Le président de la République a déjà évoqué le nucléaire, le jeudi 17 novembre, à l'occasion des trois ans du Fonds stratégique d'investissement, puis, le mardi 22 novembre à Toulouse, où il venait célébrer les 50 ans du Centre national d'études spatiales.

En s'emparant aussi fermement du sujet du nucléaire français, le sortant de la polémique environnementale pour transformer la sortie du nucléaire en drame industriel et économique, Nicolas Sarkozy tente un double coup politique :

> Récupérer en vol son électorat 2007 séduit par les promesses d'emplois
> Stigmatiser l'accord entre le Parti socialiste et Europe Ecologie-Les Verts, qui prévoit notamment la fermeture de 24 réacteurs nucléaires sur 58 en cas de victoire de la gauche en 2012.




Discours sur la fraude sociale - Bordeaux, 15 novembre 2011 (à 5 mois du premier tour)

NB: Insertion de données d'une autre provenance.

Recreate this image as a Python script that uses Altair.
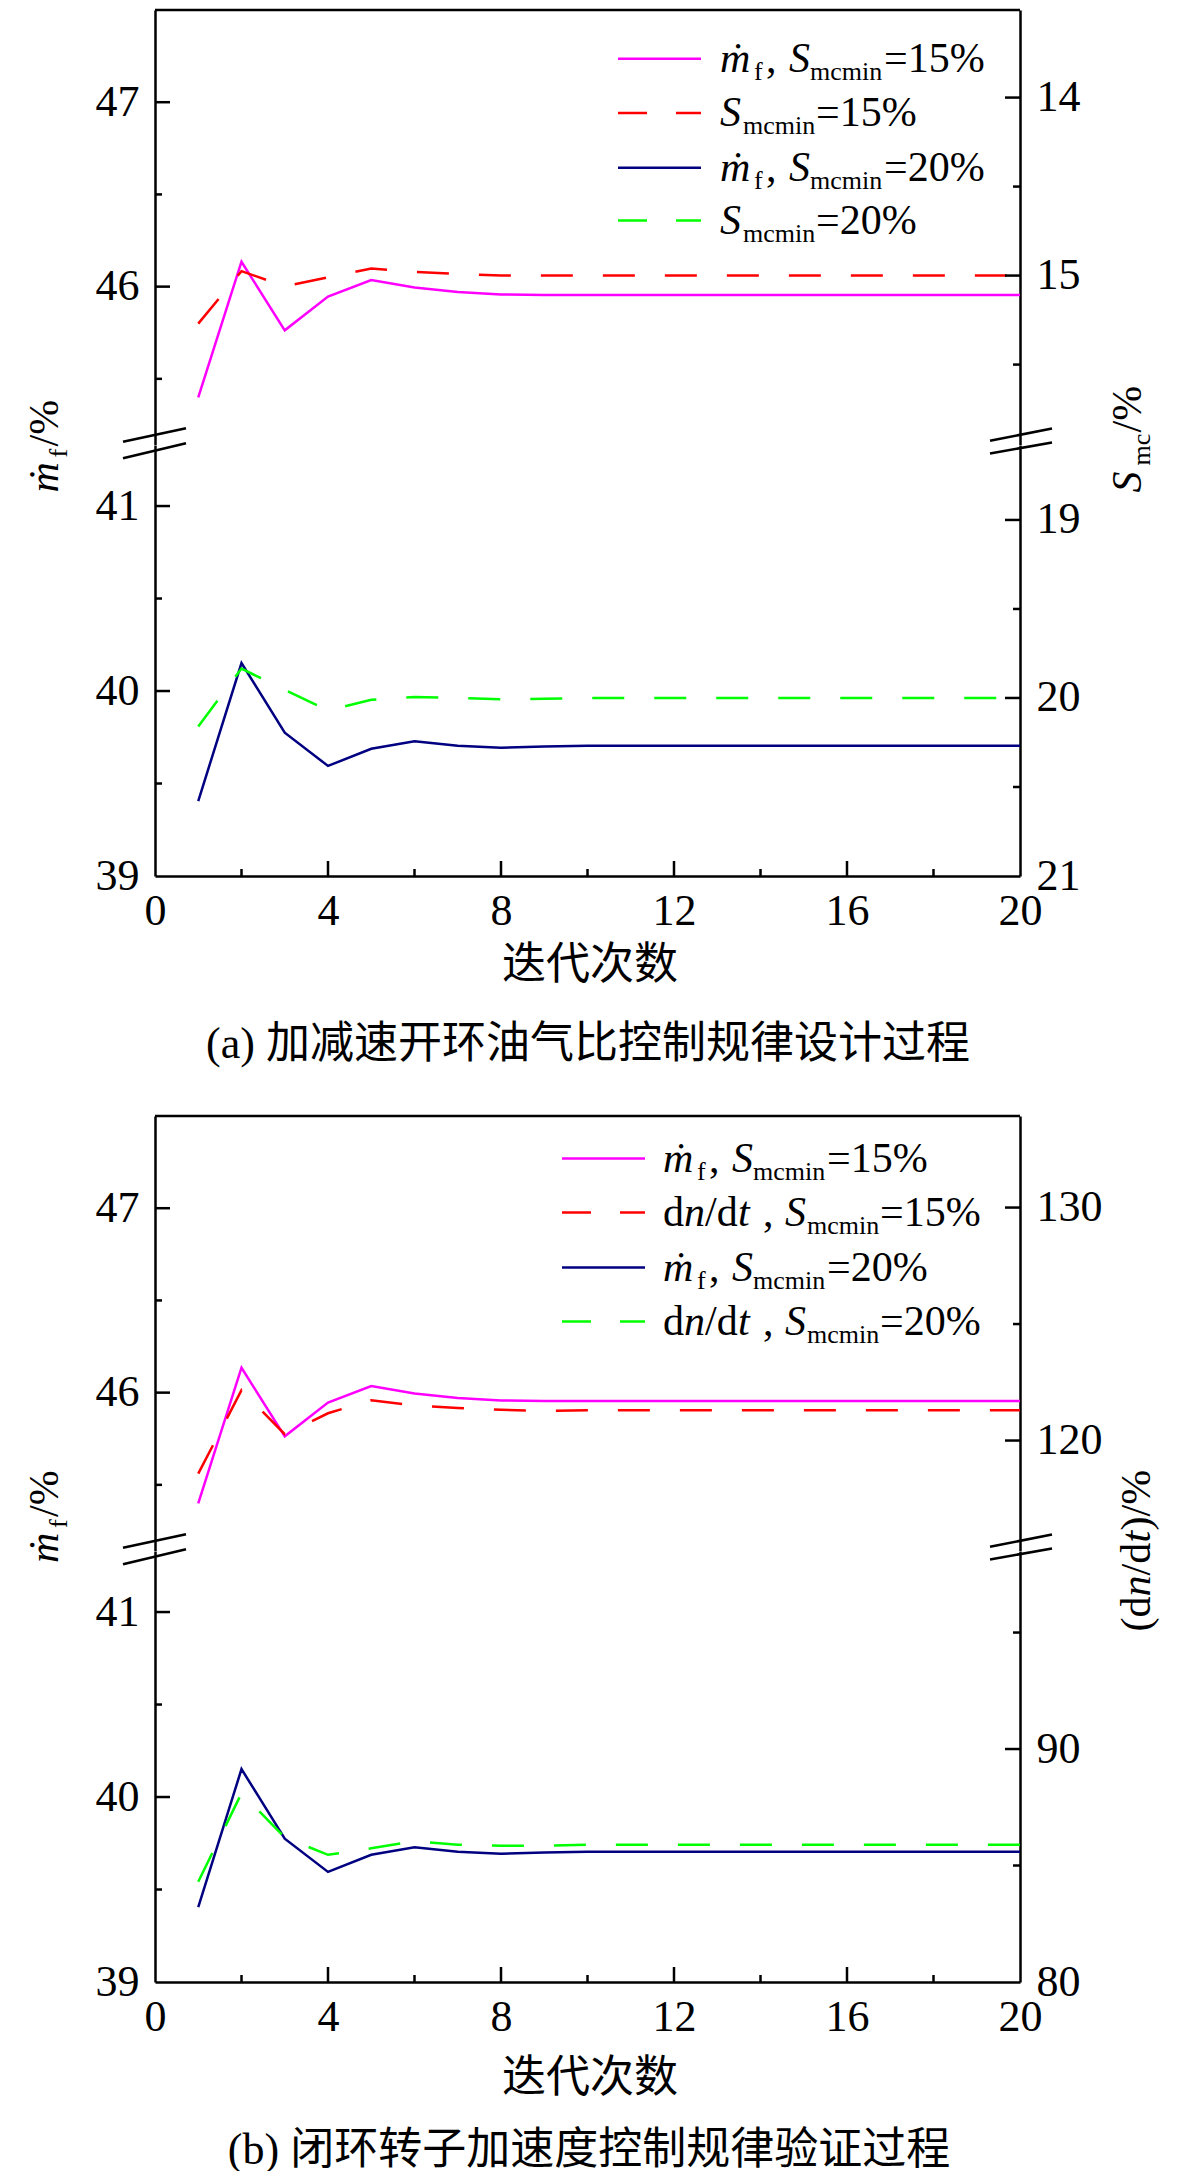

Stratégie : occuper le terrain, diffuser en force les idées de la droite, poursuivre vigoureusement sa campagne sans être officiellement Président-candidat.

Tactique : discours clivant à double niveau
> renvoyer dos-à-dos la France honnête face à la France tricheuse
> opposer la droite responsable, courageuse, qui agit, à une gauche conservatrice, immobile.



Baptisé "Préservation de notre modèle social et lutte contre les fraudes à la Sécurité sociale", le discours de Nicolas Sarkozy prononcé à Bordeaux, le mardi 15 novembre, est celui d'un Président pas encore officiellement candidat, mais vigoureusement en campagne. L'objectif est cette fois-ci clairement annoncé : consolider, capter, préserver l'aile droite de son électorat, et barrer la route à la poussée du FN dans ses rangs.

Par un discours clivant, dont le Président-candidat a déjà fait une démonstration récurrente dans sa course à la présidentielle de 2007, Nicolas Sarkozy a opposé cette fois-ci la France honnête à la France fraudeuse. En allant plus loin dans son clivage désormais traditionnel (celui qui oppose la France qui travaille à la France assistée), il a renvoyé dos-à-dos ces deux France, s'épargnant les détails et les nuances pour virer dans une stigmatisation brossée à gros traits.

Dans son discours qui s'adressait autant à son électorat hostile au modèle social français qu'aux Français qui ont le sentiment qu'il existe une petite fraude, il a stigmatisé les chômeurs en population paresseuse et coûteuse, et les allocataires en fradeurs-tricheurs.

L'articulation de son discours lui a permis, sans recourir à des accusations explicites, de rendre ces Français responsables de détruire le modèle social français établi à la sortie de la Seconde guerre mondiale.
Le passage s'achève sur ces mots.